Posted by: Martin Gelter | Feb 20, 2014 11:49:54 AM

I read Ralf's post (including the claim about German doctrinal scholarship) as a very nice argument that the U.S. legal education model risks losing some of its unique strengths if it accepts the overwhelmingly practical emphasis in the ABA Task Force's report. He might be overstating the differences between the US and German models of legal education and scholarship but he's correct that there's some irony "that US legal education should be asked to drop its strong interdisciplinarity at the exact moment when this is proposed as the way forward for other countries." He highlights the German emphasis on doctrinal scholarship not to critique it but to suggest that both countries have something to learn from each other--and more importantly to argue that scholarship for its own sake is a worthwhile endeavor that the consumer model represented by the ABA report calls into question.

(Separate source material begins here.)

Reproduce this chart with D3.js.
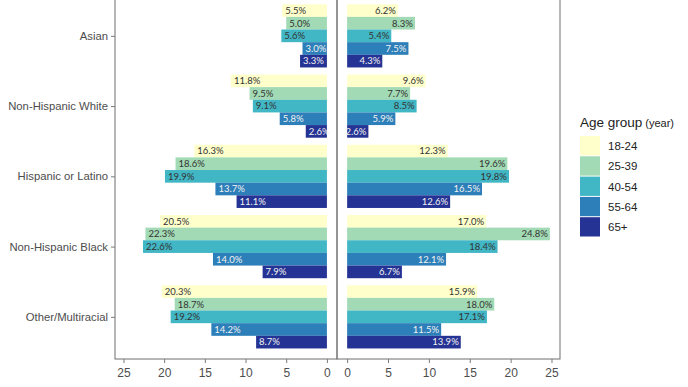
<!DOCTYPE html>
<html>
<head>
<meta charset="utf-8">
<script src="https://cdn.jsdelivr.net/npm/d3@7"></script>
<style>
  html, body { margin: 0; padding: 0; background: #fff; }
  svg { display: block; }
</style>
</head>
<body>
<svg id="chart" width="688" height="387"></svg>
<script>
// ---- Data ----
const categories = ["Asian", "Non-Hispanic White", "Hispanic or Latino", "Non-Hispanic Black", "Other/Multiracial"];
const ageGroups = ["18-24", "25-39", "40-54", "55-64", "65+"];
const ageColors = ["#FFFFCC", "#A1DAB4", "#41B6C4", "#2C7FB8", "#253494"];
const labelColors = ["#333333", "#333333", "#333333", "#F2F2F2", "#F2F2F2"];
const xTicks = [0, 5, 10, 15, 20, 25];

// Left panel values, one array per age group (order follows categories)
const left18_24 = [5.5, 11.8, 16.3, 20.5, 20.3];
const left25_39 = [5.0, 9.5, 18.6, 22.3, 18.7];
const left40_54 = [5.6, 9.1, 19.9, 22.6, 19.2];
const left55_64 = [3.0, 5.8, 13.7, 14.0, 14.2];
const left65up  = [3.3, 2.6, 11.1, 7.9, 8.7];

// Right panel values
const right18_24 = [6.2, 9.6, 12.3, 17.0, 15.9];
const right25_39 = [8.3, 7.7, 19.6, 24.8, 18.0];
const right40_54 = [5.4, 8.5, 19.8, 18.4, 17.1];
const right55_64 = [7.5, 5.9, 16.5, 12.1, 11.5];
const right65up  = [4.3, 2.6, 12.6, 6.7, 13.9];

const leftSeries = [left18_24, left25_39, left40_54, left55_64, left65up];
const rightSeries = [right18_24, right25_39, right40_54, right55_64, right65up];

function toRows(series) {
  const rows = [];
  categories.forEach((c, ci) => {
    ageGroups.forEach((a, ai) => {
      rows.push({ cat: c, age: a, ai: ai, value: series[ai][ci] });
    });
  });
  return rows;
}

// ---- Layout ----
const svg = d3.select("#chart");
const plotTop = -6.3, plotBottom = 359;
const maxV = 24.8, expand = maxV * 0.05;
const lineColor = "#7a7a7a";
const textColor = "#4D4D4D";

const y = d3.scaleBand().domain(categories).range([plotTop, plotBottom])
  .paddingInner(0.1).paddingOuter(0.15);
const yInner = d3.scaleBand().domain(ageGroups).range([0, y.bandwidth()]).padding(0);
const color = d3.scaleOrdinal().domain(ageGroups).range(ageColors);
const labColor = d3.scaleOrdinal().domain(ageGroups).range(labelColors);
const fmt = d3.format(".1f");

const xL = d3.scaleLinear().domain([maxV + expand, -expand]).range([115, 337]);
const xR = d3.scaleLinear().domain([-expand, maxV + expand]).range([337, 560]);

function drawPanel(x, rows, side) {
  const g = svg.append("g");
  const bars = g.selectAll("g.bar").data(rows).join("g").attr("class", "bar");
  bars.append("rect")
    .attr("x", d => Math.min(x(0), x(d.value)))
    .attr("width", d => Math.abs(x(d.value) - x(0)))
    .attr("y", d => y(d.cat) + yInner(d.age))
    .attr("height", yInner.bandwidth())
    .attr("fill", d => color(d.age));
  bars.append("text")
    .attr("x", d => side === "left" ? x(d.value) + 3 : x(d.value) - 2)
    .attr("y", d => y(d.cat) + yInner(d.age) + yInner.bandwidth() / 2)
    .attr("dy", "0.35em")
    .attr("text-anchor", side === "left" ? "start" : "end")
    .attr("font-family", "Lato, 'Open Sans', sans-serif")
    .attr("font-size", 9.5)
    .attr("fill", d => labColor(d.age))
    .text(d => fmt(d.value) + "%");

  // panel border
  const [x0, x1] = x.range().slice().sort((a, b) => a - b);
  g.append("rect")
    .attr("x", x0).attr("y", plotTop).attr("width", x1 - x0).attr("height", plotBottom - plotTop)
    .attr("fill", "none").attr("stroke", lineColor).attr("stroke-width", 1.1);

  // x axis
  const ax = g.append("g").attr("transform", `translate(0,${plotBottom})`)
    .call(d3.axisBottom(x).tickValues(xTicks).tickSize(4).tickPadding(5).tickFormat(d3.format("d")));
  ax.select(".domain").remove();
  ax.selectAll(".tick line").attr("stroke", lineColor);
  ax.selectAll(".tick text").attr("fill", textColor)
    .attr("font-family", "'Liberation Sans', Arial, sans-serif").attr("font-size", 12);
}

drawPanel(xL, toRows(leftSeries), "left");
drawPanel(xR, toRows(rightSeries), "right");

// y axis
const yAxisScale = d3.scalePoint().domain(categories)
  .range([y(categories[0]) + y.bandwidth() / 2, y(categories[categories.length - 1]) + y.bandwidth() / 2]);
const ay = svg.append("g").attr("transform", "translate(115,0)")
  .call(d3.axisLeft(yAxisScale).tickSize(4).tickPadding(3));
ay.select(".domain").remove();
ay.selectAll(".tick line").attr("stroke", lineColor);
ay.selectAll(".tick text").attr("fill", textColor)
  .attr("font-family", "'Liberation Sans', Arial, sans-serif").attr("font-size", 11.3);

// legend
const lg = svg.append("g").attr("transform", "translate(580,0)");
const title = lg.append("text").attr("x", 0).attr("y", 127)
  .attr("font-family", "'Liberation Sans', Arial, sans-serif").attr("fill", "#222");
title.append("tspan").attr("font-size", 13.5).text("Age group");
title.append("tspan").attr("font-size", 11).attr("dx", 3).text("(year)");
const keyH = 20.3, keyTop = 136;
const items = lg.selectAll("g.key").data(ageGroups).join("g").attr("class", "key")
  .attr("transform", (d, i) => `translate(0,${keyTop + i * keyH})`);
items.append("rect").attr("width", 20).attr("height", keyH - 1).attr("fill", d => color(d));
items.append("text").attr("x", 28).attr("y", keyH / 2).attr("dy", "0.35em")
  .attr("font-family", "'Liberation Sans', Arial, sans-serif").attr("font-size", 11.5)
  .attr("fill", "#222").text(d => d);
</script>
</body>
</html>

Posted by: Brian Ray | Feb 20, 2014 10:50:18 PM

To Martin, that is fine, I appreciate your openness to reconsidering how you thought of my initial post in light of our exchanges. As I say, the last line in your first post seemed to me to add an important deepening element to this whole discussion.

Posted by: Rob Howse | Feb 21, 2014 8:25:38 AM

There are some eternal truths. For instance, Germans will be better than Americans at soccer. Forever.

And Americans will be best at the sports that they invented and nobody else plays. Forever.

Posted by: Bayern | Feb 22, 2014 8:51:36 AM

Rob Howse's original post is spot on. I hope to be able to weigh into this a bit more comprehensively, but I just want to associate myself completely with Howse's comments. The celebration of German hegemony in doctrinal scholarship (going well beyond the Report upon which Michaels relies) borders on the xenophobic.
More troublingly, the mischaracterizations of trends and tendencies in contemporary American legal scholarship are remarkable. More on that later.